■ WORKING DATA:

———

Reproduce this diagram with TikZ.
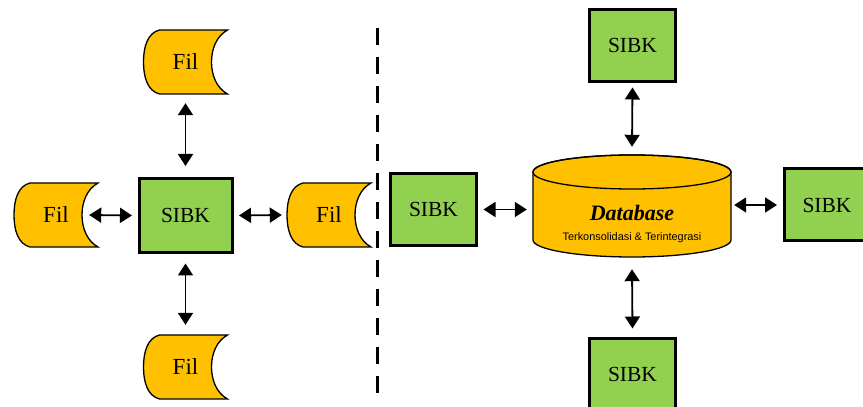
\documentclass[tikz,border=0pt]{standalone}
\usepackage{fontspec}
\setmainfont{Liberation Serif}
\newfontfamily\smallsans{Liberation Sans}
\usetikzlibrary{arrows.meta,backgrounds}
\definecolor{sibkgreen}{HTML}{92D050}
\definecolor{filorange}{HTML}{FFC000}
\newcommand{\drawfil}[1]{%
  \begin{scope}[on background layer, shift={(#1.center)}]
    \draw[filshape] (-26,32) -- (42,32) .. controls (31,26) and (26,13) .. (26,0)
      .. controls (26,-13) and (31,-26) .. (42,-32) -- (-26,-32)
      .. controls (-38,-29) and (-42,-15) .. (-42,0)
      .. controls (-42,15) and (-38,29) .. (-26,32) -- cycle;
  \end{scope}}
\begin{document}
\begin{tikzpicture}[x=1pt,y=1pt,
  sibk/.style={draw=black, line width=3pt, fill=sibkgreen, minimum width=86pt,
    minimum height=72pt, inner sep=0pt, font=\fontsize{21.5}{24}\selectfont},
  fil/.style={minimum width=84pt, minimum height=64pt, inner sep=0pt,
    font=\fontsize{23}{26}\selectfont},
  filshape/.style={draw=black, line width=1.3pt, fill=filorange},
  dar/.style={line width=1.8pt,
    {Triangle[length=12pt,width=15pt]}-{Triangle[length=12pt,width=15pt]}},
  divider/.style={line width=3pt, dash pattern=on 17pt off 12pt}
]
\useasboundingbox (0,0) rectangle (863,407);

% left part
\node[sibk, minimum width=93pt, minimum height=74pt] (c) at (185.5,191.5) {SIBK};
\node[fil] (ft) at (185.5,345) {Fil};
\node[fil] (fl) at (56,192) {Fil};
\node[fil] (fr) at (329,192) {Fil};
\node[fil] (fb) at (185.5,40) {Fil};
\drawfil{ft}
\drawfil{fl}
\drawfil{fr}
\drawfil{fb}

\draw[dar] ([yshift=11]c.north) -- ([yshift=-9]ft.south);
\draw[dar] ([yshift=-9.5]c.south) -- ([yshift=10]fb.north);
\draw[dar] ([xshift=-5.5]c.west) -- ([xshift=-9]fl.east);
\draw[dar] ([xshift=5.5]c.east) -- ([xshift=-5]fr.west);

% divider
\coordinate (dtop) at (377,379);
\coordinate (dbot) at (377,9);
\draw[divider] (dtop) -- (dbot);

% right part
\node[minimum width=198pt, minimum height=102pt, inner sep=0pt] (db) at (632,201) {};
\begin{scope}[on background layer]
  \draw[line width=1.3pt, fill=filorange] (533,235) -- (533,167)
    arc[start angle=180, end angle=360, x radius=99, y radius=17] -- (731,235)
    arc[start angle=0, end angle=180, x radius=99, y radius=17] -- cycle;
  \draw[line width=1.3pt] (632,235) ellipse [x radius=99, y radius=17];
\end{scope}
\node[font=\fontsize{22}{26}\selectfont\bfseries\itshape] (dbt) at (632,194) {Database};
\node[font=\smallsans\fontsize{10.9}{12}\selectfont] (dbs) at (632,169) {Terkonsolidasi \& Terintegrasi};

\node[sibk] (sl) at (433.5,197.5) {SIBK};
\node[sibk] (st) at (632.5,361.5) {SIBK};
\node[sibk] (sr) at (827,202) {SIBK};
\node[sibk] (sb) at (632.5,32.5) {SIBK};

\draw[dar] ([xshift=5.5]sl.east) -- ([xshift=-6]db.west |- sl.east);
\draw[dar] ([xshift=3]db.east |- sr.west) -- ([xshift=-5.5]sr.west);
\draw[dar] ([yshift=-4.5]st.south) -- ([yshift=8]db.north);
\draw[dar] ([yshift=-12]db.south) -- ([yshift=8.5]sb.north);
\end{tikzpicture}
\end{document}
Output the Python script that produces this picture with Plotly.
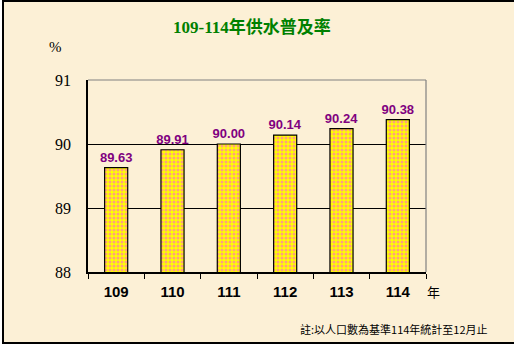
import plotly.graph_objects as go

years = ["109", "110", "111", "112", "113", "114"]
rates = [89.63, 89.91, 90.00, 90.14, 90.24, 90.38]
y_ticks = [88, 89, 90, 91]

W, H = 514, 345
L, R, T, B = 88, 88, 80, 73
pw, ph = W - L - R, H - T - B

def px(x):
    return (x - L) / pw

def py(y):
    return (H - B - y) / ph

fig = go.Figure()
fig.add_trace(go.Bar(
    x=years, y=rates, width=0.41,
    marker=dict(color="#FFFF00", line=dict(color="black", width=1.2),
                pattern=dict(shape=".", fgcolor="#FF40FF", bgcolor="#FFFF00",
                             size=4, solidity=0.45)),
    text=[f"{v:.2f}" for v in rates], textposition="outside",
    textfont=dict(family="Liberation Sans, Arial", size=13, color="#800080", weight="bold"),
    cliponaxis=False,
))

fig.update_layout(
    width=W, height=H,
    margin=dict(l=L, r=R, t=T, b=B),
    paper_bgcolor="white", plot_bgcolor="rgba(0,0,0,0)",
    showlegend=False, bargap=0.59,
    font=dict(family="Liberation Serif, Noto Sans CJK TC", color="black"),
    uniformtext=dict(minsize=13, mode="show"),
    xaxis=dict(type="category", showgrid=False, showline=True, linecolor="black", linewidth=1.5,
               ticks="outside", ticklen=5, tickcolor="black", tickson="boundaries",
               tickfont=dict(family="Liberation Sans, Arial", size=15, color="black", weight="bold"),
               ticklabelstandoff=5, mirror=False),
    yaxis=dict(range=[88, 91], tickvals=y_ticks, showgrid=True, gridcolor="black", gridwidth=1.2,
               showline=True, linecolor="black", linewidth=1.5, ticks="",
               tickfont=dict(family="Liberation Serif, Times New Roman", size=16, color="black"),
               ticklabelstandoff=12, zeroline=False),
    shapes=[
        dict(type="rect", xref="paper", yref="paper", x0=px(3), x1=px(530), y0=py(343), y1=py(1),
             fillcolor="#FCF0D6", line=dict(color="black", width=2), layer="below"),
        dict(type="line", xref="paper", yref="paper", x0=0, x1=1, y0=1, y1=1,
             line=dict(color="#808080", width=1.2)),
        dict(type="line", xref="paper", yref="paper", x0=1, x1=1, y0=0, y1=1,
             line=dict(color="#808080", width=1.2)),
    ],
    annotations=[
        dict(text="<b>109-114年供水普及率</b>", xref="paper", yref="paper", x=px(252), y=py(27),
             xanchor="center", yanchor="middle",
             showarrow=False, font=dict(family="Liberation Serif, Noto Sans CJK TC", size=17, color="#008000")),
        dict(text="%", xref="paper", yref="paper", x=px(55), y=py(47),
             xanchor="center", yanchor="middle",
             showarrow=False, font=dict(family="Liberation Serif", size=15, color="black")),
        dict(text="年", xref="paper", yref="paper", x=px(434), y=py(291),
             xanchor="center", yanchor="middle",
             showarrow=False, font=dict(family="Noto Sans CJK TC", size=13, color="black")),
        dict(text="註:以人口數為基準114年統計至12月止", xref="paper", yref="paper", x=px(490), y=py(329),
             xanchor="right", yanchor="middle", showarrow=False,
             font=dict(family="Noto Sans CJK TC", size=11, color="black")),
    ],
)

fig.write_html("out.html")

———

■ GOAL: Copy, word for word, the entries above from the first line to the line that holds "(0,0) rectangle (863,407);". Drop the pictures.

■ ANSWER TO THIS PROBLEM:
Reproduce this diagram with TikZ.
\documentclass[tikz,border=0pt]{standalone}
\usepackage{fontspec}
\setmainfont{Liberation Serif}
\newfontfamily\smallsans{Liberation Sans}
\usetikzlibrary{arrows.meta,backgrounds}
\definecolor{sibkgreen}{HTML}{92D050}
\definecolor{filorange}{HTML}{FFC000}
\newcommand{\drawfil}[1]{%
  \begin{scope}[on background layer, shift={(#1.center)}]
    \draw[filshape] (-26,32) -- (42,32) .. controls (31,26) and (26,13) .. (26,0)
      .. controls (26,-13) and (31,-26) .. (42,-32) -- (-26,-32)
      .. controls (-38,-29) and (-42,-15) .. (-42,0)
      .. controls (-42,15) and (-38,29) .. (-26,32) -- cycle;
  \end{scope}}
\begin{document}
\begin{tikzpicture}[x=1pt,y=1pt,
  sibk/.style={draw=black, line width=3pt, fill=sibkgreen, minimum width=86pt,
    minimum height=72pt, inner sep=0pt, font=\fontsize{21.5}{24}\selectfont},
  fil/.style={minimum width=84pt, minimum height=64pt, inner sep=0pt,
    font=\fontsize{23}{26}\selectfont},
  filshape/.style={draw=black, line width=1.3pt, fill=filorange},
  dar/.style={line width=1.8pt,
    {Triangle[length=12pt,width=15pt]}-{Triangle[length=12pt,width=15pt]}},
  divider/.style={line width=3pt, dash pattern=on 17pt off 12pt}
]
\useasboundingbox (0,0) rectangle (863,407);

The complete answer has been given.